◆ TASK TO CARRY OUT:
Restate, exactly and without pictures, the lines from the start of the listing below through the line holding "CartesianGrid, ReferenceLine, ReferenceArea".

◆ Entries from a dataset:
---

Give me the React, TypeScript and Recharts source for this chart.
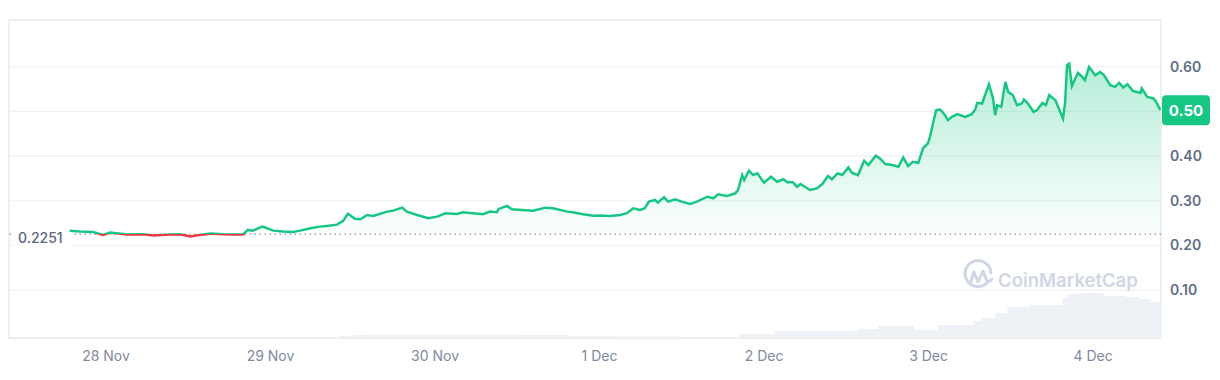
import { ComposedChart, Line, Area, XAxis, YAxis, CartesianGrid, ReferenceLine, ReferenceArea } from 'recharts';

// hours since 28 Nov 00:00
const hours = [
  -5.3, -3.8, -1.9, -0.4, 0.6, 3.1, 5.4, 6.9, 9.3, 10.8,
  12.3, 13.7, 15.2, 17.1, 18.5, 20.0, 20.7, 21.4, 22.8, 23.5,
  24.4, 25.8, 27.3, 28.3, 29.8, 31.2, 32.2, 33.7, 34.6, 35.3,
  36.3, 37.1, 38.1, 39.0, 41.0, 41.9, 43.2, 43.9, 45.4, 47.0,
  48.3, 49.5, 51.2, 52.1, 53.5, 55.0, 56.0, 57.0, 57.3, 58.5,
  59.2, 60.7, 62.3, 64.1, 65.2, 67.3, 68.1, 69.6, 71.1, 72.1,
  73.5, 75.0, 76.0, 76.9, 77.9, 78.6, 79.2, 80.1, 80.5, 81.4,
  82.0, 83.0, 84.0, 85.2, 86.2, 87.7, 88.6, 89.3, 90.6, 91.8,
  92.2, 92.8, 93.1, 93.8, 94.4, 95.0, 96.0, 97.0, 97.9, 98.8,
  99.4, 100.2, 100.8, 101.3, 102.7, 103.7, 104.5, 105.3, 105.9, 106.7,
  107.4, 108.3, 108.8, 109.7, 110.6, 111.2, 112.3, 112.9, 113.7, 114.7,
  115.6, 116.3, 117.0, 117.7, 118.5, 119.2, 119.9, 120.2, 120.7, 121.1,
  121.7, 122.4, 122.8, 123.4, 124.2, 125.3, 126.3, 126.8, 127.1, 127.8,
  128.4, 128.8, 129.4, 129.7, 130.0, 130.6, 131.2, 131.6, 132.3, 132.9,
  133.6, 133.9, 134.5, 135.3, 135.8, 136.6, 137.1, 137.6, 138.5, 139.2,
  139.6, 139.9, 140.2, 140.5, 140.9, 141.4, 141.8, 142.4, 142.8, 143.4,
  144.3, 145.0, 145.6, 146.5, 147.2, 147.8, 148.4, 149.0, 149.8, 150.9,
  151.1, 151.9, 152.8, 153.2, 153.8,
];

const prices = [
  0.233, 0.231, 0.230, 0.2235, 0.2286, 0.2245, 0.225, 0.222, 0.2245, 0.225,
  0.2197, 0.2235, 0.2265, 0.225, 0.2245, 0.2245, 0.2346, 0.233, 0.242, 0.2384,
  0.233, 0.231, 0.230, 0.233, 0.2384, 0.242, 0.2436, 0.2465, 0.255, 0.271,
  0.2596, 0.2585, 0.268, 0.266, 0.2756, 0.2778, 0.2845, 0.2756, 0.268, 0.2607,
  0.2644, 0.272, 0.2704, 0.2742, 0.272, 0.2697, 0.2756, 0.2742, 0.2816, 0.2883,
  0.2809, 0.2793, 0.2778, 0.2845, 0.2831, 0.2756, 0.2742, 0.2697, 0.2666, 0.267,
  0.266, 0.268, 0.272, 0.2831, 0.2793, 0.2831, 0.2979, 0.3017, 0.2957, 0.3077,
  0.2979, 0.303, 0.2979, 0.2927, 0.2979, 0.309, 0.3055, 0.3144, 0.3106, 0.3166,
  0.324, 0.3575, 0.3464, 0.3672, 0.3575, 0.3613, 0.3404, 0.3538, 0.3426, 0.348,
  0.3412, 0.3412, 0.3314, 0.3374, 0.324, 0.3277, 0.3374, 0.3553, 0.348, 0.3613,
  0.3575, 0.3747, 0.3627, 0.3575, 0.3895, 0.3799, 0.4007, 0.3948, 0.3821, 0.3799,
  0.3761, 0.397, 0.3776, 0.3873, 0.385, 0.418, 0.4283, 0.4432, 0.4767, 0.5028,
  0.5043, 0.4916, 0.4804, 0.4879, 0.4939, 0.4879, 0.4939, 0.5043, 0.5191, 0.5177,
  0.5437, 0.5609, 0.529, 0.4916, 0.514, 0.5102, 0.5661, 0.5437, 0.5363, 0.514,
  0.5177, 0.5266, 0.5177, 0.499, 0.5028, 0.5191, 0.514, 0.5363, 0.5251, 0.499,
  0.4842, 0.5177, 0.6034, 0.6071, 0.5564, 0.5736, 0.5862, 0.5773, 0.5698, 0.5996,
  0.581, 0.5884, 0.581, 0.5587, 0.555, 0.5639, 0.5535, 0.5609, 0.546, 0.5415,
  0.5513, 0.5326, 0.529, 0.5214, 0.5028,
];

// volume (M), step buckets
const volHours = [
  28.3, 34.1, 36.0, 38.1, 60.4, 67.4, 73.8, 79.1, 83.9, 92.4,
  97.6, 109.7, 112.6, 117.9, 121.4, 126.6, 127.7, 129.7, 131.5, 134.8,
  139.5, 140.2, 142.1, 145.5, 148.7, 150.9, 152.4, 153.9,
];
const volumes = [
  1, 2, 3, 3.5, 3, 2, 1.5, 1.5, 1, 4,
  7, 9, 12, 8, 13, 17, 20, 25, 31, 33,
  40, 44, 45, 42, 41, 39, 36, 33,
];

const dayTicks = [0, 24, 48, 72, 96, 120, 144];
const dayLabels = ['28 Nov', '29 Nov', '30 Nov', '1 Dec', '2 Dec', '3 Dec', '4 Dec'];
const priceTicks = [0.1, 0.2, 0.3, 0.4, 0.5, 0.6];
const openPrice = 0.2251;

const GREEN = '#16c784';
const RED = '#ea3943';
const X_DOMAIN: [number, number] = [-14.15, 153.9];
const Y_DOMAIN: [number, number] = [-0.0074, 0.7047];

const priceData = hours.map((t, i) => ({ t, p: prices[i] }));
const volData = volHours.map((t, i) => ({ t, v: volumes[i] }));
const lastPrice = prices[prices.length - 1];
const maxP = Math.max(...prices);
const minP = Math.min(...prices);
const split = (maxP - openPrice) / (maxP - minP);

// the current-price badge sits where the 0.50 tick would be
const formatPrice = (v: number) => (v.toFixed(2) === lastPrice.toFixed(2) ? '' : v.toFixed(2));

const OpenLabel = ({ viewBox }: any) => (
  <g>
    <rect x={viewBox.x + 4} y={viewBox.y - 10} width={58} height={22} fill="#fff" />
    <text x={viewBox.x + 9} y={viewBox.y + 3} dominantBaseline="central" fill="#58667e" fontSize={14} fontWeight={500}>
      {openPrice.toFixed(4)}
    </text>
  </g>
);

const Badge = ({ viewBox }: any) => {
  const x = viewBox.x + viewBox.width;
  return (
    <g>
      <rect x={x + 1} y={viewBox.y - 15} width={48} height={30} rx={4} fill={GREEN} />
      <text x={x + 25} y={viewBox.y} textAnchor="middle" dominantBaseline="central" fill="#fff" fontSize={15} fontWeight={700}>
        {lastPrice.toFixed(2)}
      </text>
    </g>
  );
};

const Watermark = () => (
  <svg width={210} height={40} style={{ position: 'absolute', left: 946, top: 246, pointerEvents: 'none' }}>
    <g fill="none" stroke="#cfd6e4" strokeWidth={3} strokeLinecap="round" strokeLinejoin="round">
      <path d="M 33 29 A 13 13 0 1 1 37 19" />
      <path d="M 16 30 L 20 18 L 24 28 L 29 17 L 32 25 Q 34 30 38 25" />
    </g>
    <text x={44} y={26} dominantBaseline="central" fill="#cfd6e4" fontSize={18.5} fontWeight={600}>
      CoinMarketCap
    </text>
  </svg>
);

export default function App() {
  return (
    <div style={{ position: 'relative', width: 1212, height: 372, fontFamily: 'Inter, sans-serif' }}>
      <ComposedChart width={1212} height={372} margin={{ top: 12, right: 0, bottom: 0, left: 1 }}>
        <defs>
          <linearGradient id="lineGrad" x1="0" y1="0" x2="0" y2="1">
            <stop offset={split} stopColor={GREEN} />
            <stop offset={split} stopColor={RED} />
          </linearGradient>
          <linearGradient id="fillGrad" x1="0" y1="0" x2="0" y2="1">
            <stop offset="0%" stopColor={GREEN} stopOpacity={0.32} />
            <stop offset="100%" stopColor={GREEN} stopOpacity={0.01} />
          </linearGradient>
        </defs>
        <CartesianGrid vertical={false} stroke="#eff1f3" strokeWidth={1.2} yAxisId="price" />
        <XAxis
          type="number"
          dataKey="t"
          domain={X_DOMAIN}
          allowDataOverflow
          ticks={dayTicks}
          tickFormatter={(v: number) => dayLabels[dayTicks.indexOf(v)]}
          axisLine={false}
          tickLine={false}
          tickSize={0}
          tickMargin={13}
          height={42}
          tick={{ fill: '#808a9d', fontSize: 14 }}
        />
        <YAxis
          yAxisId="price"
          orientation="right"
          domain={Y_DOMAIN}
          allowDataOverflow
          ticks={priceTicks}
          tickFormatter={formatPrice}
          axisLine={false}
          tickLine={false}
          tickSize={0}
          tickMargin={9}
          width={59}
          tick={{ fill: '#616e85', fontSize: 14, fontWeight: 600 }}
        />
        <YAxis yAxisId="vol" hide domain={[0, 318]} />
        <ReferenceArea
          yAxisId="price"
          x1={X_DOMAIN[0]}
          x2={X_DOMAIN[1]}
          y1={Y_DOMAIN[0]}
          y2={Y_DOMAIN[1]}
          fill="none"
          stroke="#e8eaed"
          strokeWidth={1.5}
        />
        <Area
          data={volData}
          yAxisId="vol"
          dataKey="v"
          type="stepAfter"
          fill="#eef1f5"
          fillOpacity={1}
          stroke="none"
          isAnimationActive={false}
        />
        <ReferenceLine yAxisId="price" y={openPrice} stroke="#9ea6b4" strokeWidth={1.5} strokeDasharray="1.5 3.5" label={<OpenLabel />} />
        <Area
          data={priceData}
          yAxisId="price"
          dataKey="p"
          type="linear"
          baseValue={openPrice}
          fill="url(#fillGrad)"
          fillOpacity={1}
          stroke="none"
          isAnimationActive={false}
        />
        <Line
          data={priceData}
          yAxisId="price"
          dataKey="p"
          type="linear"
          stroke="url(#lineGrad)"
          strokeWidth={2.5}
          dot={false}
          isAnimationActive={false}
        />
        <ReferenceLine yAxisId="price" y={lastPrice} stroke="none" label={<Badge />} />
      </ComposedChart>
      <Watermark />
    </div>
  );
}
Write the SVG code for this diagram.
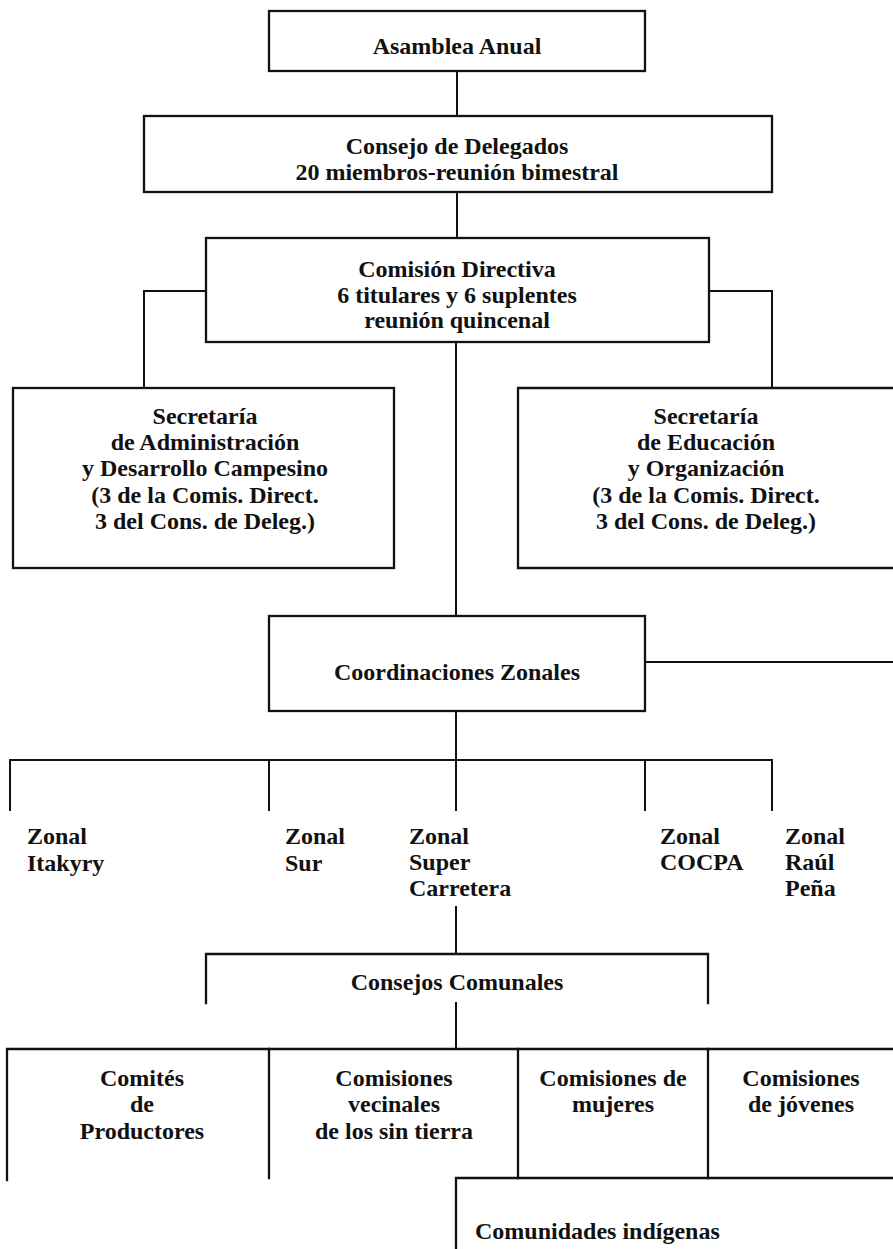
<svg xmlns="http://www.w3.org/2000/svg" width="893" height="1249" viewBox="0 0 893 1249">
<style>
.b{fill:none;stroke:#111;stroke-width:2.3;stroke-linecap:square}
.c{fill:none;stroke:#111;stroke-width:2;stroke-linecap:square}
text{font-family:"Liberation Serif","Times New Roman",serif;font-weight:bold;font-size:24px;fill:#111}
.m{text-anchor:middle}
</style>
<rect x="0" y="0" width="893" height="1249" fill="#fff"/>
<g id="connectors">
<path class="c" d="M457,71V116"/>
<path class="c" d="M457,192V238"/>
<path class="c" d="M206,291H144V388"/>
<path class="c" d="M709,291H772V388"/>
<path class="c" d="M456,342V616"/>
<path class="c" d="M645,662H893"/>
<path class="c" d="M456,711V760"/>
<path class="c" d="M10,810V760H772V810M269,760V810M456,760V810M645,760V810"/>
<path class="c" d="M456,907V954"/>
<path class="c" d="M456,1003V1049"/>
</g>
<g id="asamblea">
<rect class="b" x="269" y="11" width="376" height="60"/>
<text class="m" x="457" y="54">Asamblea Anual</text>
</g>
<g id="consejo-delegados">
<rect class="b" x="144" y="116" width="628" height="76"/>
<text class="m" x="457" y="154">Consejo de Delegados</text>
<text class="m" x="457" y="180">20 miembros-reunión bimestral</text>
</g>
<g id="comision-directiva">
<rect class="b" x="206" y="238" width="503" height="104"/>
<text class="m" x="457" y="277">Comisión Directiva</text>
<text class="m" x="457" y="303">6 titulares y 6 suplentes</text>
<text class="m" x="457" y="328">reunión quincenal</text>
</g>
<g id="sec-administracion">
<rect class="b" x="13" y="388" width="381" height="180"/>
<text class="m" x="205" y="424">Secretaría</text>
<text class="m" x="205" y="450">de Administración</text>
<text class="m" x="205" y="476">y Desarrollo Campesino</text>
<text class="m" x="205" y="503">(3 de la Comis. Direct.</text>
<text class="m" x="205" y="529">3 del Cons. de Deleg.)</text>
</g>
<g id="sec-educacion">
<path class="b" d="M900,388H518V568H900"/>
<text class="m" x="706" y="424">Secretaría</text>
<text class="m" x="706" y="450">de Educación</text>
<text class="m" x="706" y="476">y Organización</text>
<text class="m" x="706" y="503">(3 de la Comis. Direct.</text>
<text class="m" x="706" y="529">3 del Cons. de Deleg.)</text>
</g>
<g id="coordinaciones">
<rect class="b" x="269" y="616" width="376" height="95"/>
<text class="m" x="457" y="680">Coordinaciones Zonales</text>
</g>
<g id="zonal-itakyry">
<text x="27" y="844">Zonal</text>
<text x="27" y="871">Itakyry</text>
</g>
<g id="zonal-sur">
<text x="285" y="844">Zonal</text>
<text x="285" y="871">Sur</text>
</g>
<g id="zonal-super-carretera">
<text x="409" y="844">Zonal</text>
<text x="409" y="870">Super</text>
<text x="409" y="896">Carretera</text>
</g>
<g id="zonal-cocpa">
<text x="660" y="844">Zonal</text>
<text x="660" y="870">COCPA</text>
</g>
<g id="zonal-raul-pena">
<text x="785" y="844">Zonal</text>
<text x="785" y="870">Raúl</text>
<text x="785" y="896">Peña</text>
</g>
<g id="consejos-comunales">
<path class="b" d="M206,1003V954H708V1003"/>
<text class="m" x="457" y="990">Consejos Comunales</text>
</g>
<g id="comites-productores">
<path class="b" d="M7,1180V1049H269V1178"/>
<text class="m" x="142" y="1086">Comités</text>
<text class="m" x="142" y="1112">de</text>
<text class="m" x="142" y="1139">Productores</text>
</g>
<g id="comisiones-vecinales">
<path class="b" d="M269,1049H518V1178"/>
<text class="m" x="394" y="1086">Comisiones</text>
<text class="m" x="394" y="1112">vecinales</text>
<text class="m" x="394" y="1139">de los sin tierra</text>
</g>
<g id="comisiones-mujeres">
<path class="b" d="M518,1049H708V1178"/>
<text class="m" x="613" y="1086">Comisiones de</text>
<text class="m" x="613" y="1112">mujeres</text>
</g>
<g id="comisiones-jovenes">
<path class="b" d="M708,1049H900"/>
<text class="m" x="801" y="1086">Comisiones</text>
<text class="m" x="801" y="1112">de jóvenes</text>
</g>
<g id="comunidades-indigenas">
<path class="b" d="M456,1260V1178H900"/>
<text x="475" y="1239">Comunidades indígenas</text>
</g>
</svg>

---

◆ WRITTEN ANSWER:
Give me the React, TypeScript and Recharts source for this chart.
import { ComposedChart, Line, Area, XAxis, YAxis, CartesianGrid, ReferenceLine, ReferenceArea } from 'recharts';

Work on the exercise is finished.